Key advantages of a Self-directed Roth IRA include:

  • Expands access to investment in alternative asset classes.

  • Maintains Roth IRA tax-free earnings and qualified withdrawal treatment.

  • Allows portfolio diversification beyond traditional market securities.

Which Roth IRA Type Is Right for You?

The appropriate Roth IRA depends on income level, employment status, and family structure. Matching your situation to the correct structure can improve long-term tax outcomes.

  • Young professional with earned income: A standard Roth IRA suits individuals early in their career who expect higher future income. Opening an account at a brokerage or robo-advisor allows consistent contributions and long-term tax-free growth.

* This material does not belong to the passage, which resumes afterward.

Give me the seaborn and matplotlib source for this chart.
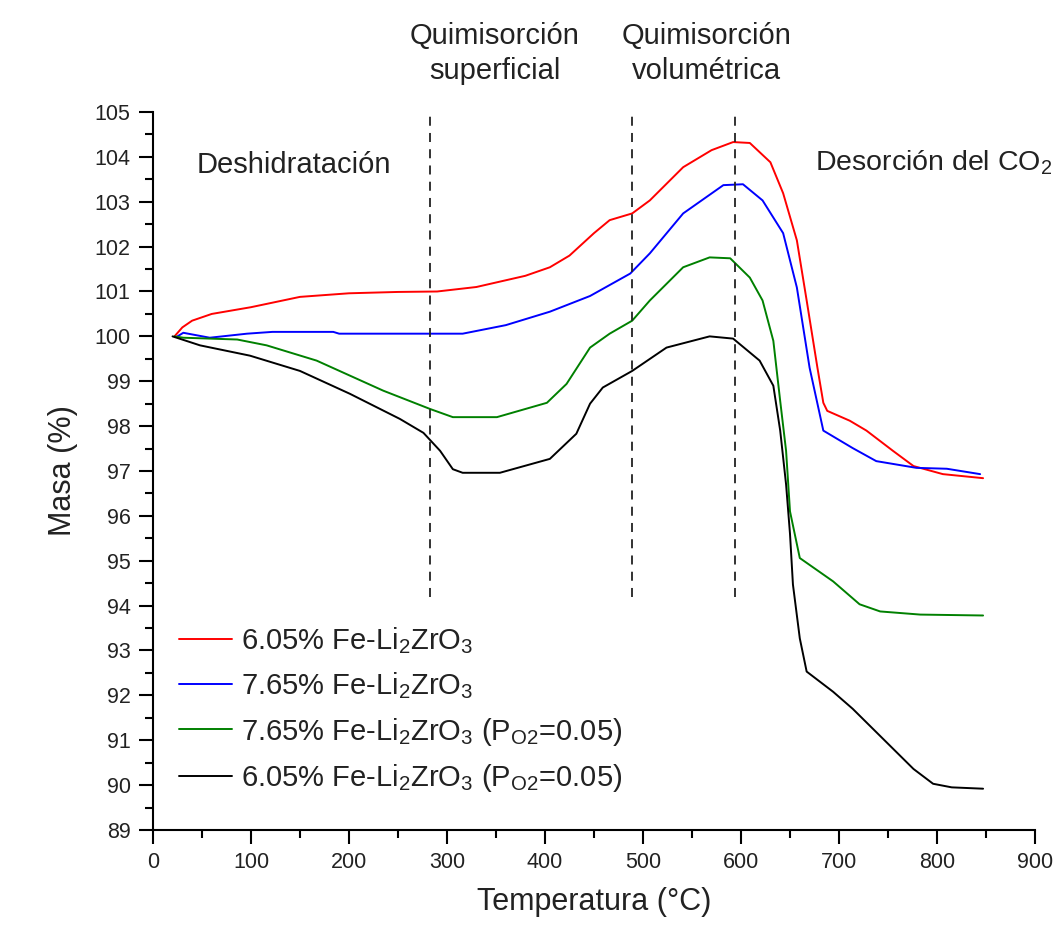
import matplotlib
matplotlib.use('Agg')
import matplotlib.pyplot as plt
from matplotlib.ticker import MultipleLocator
import pandas as pd
import seaborn as sns

# temperature (°C) / mass (%)
t_605 = [22, 30, 40, 60, 100, 150, 200, 250, 290, 330, 380, 405, 425, 450, 466, 489, 507, 541,
         570, 592, 609, 630, 643, 657, 667, 678, 684, 688, 711, 728, 755, 776, 806, 847]
m_605 = [100.0, 100.2, 100.35, 100.5, 100.65, 100.88, 100.96, 100.99, 101.0, 101.1, 101.35, 101.54,
         101.8, 102.3, 102.59, 102.74, 103.03, 103.77, 104.15, 104.33, 104.31, 103.88, 103.19, 102.14,
         100.8, 99.3, 98.52, 98.34, 98.12, 97.9, 97.45, 97.11, 96.93, 96.84]

t_765 = [25, 31, 58, 96, 122, 184, 190, 250, 316, 360, 405, 446, 487, 507, 541, 582, 602, 622,
         643, 657, 670, 684, 714, 738, 779, 810, 844]
m_765 = [100.0, 100.08, 99.97, 100.06, 100.1, 100.1, 100.06, 100.06, 100.06, 100.25, 100.55, 100.9,
         101.4, 101.85, 102.74, 103.37, 103.39, 103.03, 102.3, 101.09, 99.3, 97.9, 97.51, 97.22,
         97.07, 97.05, 96.93]

t_765_o2 = [22, 31, 86, 116, 167, 235, 283, 306, 351, 402, 422, 446, 466, 489, 507, 541, 568, 589,
            609, 622, 633, 640, 646, 650, 660, 694, 721, 742, 783, 847]
m_765_o2 = [100.0, 99.97, 99.93, 99.8, 99.46, 98.79, 98.38, 98.2, 98.2, 98.52, 98.94, 99.75, 100.06,
            100.35, 100.8, 101.54, 101.76, 101.74, 101.31, 100.8, 99.9, 98.56, 97.45, 96.1, 95.06,
            94.54, 94.03, 93.87, 93.8, 93.78]

t_605_o2 = [20, 48, 99, 150, 201, 252, 276, 293, 306, 316, 354, 405, 432, 446, 459, 489, 524, 568,
            592, 619, 633, 640, 646, 650, 653, 660, 667, 694, 714, 745, 776, 796, 815, 847]
m_605_o2 = [100.0, 99.8, 99.57, 99.23, 98.72, 98.16, 97.85, 97.45, 97.04, 96.96, 96.96, 97.27, 97.83,
            98.5, 98.86, 99.23, 99.75, 100.0, 99.95, 99.46, 98.9, 97.9, 96.7, 95.6, 94.47, 93.27,
            92.53, 92.08, 91.7, 91.03, 90.36, 90.03, 89.95, 89.92]

labels = ['6.05% Fe-Li$_2$ZrO$_3$',
          '7.65% Fe-Li$_2$ZrO$_3$',
          '7.65% Fe-Li$_2$ZrO$_3$ (P$_{\\mathregular{O2}}$=0.05)',
          '6.05% Fe-Li$_2$ZrO$_3$ (P$_{\\mathregular{O2}}$=0.05)']
colors = ['#ff0000', '#0000ff', '#008000', '#000000']

stages_x = [283, 489, 594]

frames = []
for lab, t, m in zip(labels, [t_605, t_765, t_765_o2, t_605_o2], [m_605, m_765, m_765_o2, m_605_o2]):
    frames.append(pd.DataFrame({'T': t, 'M': m, 'serie': lab}))
df = pd.concat(frames, ignore_index=True)

sns.set_style('ticks')
plt.rcParams['font.family'] = ['Liberation Sans', 'DejaVu Sans']
plt.rcParams['mathtext.fontset'] = 'custom'
plt.rcParams['mathtext.rm'] = 'Liberation Sans'
plt.rcParams['mathtext.it'] = 'Liberation Sans'
plt.rcParams['mathtext.bf'] = 'Liberation Sans:bold'

txt = '#222222'
fig = plt.figure(figsize=(10.62, 9.31), dpi=100)
ax = fig.add_axes([0.144, 0.1085, 0.8306, 0.7712])

sns.lineplot(data=df, x='T', y='M', hue='serie', hue_order=labels,
             palette=dict(zip(labels, colors)), sort=False, estimator=None,
             linewidth=1.4, ax=ax)

ax.vlines(stages_x, 94.2, 105, colors='#222222', linestyles=(0, (5, 4)), linewidth=1.3)

ax.set_xlim(0, 900)
ax.set_ylim(89, 105)
ax.xaxis.set_major_locator(MultipleLocator(100))
ax.xaxis.set_minor_locator(MultipleLocator(50))
ax.yaxis.set_major_locator(MultipleLocator(1))
ax.yaxis.set_minor_locator(MultipleLocator(0.5))
ax.tick_params(which='major', length=10, width=1.5, labelsize=15.5, colors='black', labelcolor=txt, pad=6)
ax.tick_params(which='minor', length=6, width=1.5, colors='black')
for side in ['left', 'bottom']:
    ax.spines[side].set_linewidth(1.5)
    ax.spines[side].set_color('black')
sns.despine(ax=ax)

ax.set_xlabel('Temperatura (°C)', fontsize=22, color=txt, labelpad=10)
ax.set_ylabel('Masa (%)', fontsize=22, color=txt, labelpad=12)

ax.text(45, 103.82, 'Deshidratación', fontsize=21, color=txt, ha='left', va='center')
ax.text(675, 103.86, 'Desorción del CO$_2$', fontsize=20.5, color=txt, ha='left', va='center')
ax.text(349, 106.3, 'Quimisorción\nsuperficial', fontsize=21, color=txt, ha='center', va='center',
        linespacing=1.3)
ax.text(565, 106.3, 'Quimisorción\nvolumétrica', fontsize=21, color=txt, ha='center', va='center',
        linespacing=1.3)

leg = ax.legend(loc='lower left', bbox_to_anchor=(0.03, 0.05), frameon=False, fontsize=21,
                handlelength=1.8, handletextpad=0.3, labelspacing=0.5, borderpad=0, borderaxespad=0)
for t in leg.get_texts():
    t.set_color(txt)

fig.savefig('out.png', dpi=100)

  • Married with a non-working spouse: A spousal Roth IRA allows both spouses to fund separate accounts using one income source, increasing total household retirement savings.

  • High earner above income limits: A Roth conversion strategy may provide access to a Roth structure when direct eligibility no longer applies.

  • Parent of a working teenager: A custodial Roth IRA allows a minor with earned income to begin decades of compounded tax-free growth.

Starting early increases the time available for earnings to grow. As Income limits, taxes, and withdrawal rules vary, consult a qualified tax or professional financial advisor for personalized guidance.